It happened today - June 1, 2015
On June 1, 1941, the German Blitzkrieg enjoyed its last great success on the Western front, completing the conquest of Greece by driving the British from Crete. But at too high a price.
From the end of the Sitzkrieg or “Phoney war” in April 1940, the Nazi war machine had enjoyed a series of stunning triumphs, over Denmark, Norway and France. It seemed that their dynamic tactical doctrines, new technology, and the aggressive spirit inherent in Hitler’s philosophy had given them the terrifying military capability to overwhelm any adversary so rapidly that there was no time to adapt, that the democracies had squandered the 1930s on pacifist dreams and internal problems and could not now recover.
To be sure, the British had somehow survived the Battle of Britain with substantial help from French, Polish, Czech, Canadian and other pilots. But the U-boats, another sinister new high-tech weapon swarming over the oceans, threatened to bring Britain down. And whenever the Allies took a stand, Stukas swooped down from on high, tanks crashed through the defences, and paratroops materialized over key command and control positions, including 20,000 landing across Crete over just a few days. The end seemed nigh.
It was bad. But not quite that bad. The Allies sustained heavy losses in the Crete campaign. But so did the Germans; in their first mass attack of the war their vaunted paratroops took such enormous casualties, including stiff resistance from the civilian population, that they would never again play a significant role in the war. And the Blitzkrieg itself, launched east against Hitler’s Bolshevik ally three weeks later, would founder in the bitter Russian winter though only after reaching the gates of Moscow, Leningrad and Stalingrad.
Now it can be argued that better decisions in the fall of 1941 might have let the Nazis break the USSR. World War Two remains a story of highly improbable victory against long odds following debacles like the fall of Greece.

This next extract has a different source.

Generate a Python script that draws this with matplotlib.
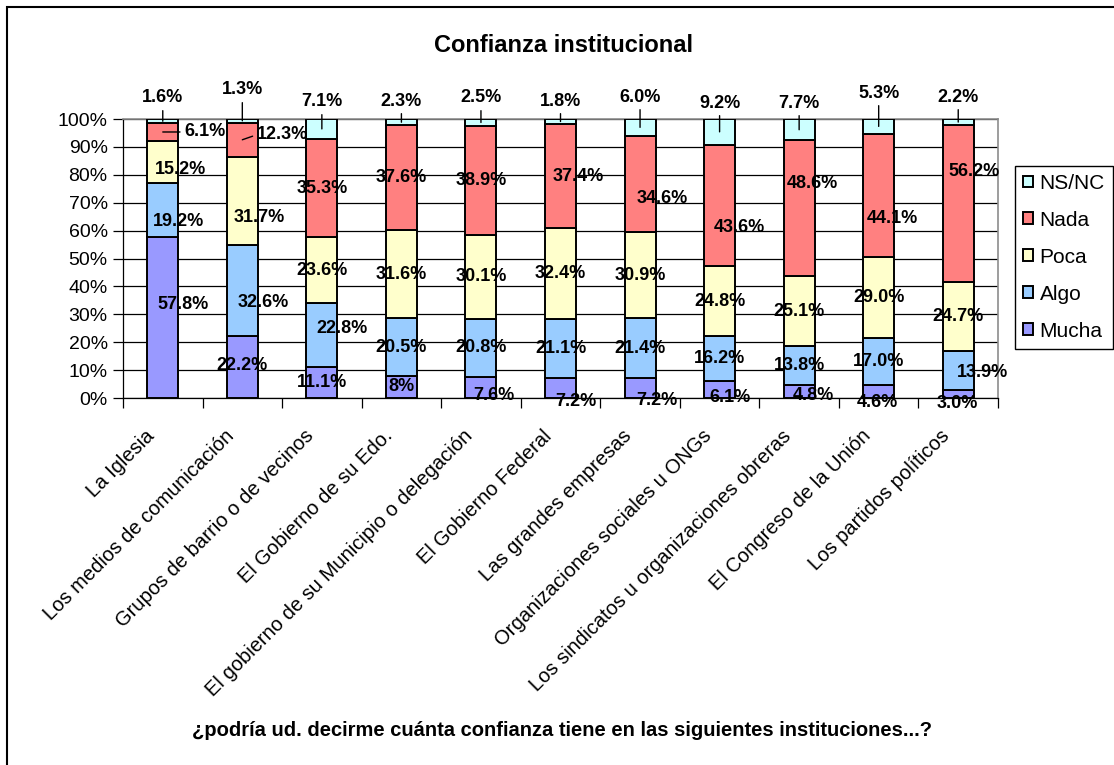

In that story, the successful evacuation of some 20,000 British troops as Crete fell was not even the end of the beginning. That, as Churchill famously said, came a year later, when in the two battles of El Alamein the British, Indians, New Zealanders, Australians and others including Greeks stopped Rommel just short of the Suez Canal then drove him from Egypt. But the Axis conquest of Crete looked like one more in an unstoppable string of victories when in fact it was close to the high water mark of a doctrine that, dramatically successful in the short run, was soon to be defeated by more adaptable Western armies, navies and air forces.